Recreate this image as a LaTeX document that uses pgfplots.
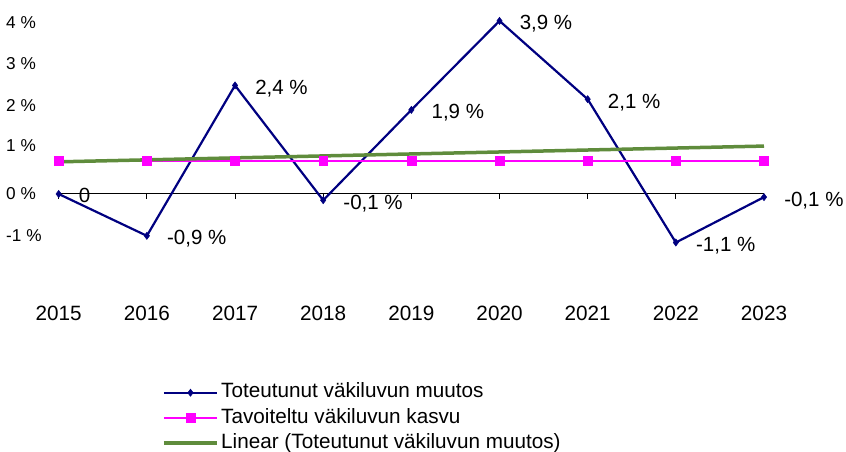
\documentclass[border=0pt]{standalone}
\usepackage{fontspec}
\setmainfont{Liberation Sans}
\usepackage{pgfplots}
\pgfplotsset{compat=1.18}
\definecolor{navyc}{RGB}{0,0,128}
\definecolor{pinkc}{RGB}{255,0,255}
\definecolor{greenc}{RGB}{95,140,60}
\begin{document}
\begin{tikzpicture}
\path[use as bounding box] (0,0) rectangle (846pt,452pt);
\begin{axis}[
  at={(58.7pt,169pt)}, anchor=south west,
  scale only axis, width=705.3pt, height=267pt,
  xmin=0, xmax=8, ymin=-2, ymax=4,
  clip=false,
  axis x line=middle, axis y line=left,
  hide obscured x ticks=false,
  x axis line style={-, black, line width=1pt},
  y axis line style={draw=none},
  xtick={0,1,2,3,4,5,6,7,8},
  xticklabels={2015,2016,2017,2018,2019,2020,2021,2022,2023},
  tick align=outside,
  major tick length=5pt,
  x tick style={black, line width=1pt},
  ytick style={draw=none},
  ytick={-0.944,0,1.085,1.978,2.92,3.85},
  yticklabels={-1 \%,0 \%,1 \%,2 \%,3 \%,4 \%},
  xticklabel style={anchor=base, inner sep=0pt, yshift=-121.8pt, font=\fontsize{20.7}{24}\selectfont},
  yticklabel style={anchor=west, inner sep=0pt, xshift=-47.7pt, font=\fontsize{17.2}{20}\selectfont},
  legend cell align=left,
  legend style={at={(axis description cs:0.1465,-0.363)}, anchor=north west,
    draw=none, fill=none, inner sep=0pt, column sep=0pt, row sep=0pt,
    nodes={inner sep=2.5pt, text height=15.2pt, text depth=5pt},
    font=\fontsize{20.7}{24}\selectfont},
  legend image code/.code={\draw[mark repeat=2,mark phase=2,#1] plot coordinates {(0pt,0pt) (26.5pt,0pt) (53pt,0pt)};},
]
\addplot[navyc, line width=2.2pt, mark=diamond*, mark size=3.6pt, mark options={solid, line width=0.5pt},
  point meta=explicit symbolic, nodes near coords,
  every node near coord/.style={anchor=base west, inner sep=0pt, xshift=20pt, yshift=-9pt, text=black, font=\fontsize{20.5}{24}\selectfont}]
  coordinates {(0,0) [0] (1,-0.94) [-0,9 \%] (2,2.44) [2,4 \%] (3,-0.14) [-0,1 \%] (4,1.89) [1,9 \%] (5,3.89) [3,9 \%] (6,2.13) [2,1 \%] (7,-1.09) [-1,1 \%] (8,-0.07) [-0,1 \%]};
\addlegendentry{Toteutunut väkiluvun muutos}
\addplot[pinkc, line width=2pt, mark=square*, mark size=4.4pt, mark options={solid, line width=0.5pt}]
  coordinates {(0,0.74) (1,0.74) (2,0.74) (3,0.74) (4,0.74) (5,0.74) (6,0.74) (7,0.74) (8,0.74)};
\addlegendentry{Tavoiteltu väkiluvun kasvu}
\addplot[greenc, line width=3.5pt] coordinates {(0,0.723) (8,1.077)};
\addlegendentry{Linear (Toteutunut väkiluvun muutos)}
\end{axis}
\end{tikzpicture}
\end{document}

* * * * * * *

> _Exercise directions_
Find the lines containing "image" and list every one of them.

> _Answer below_
Recreate this image as a LaTeX document that uses pgfplots.
  legend image code/.code={\draw[mark repeat=2,mark phase=2,#1] plot coordinates {(0pt,0pt) (26.5pt,0pt) (53pt,0pt)};},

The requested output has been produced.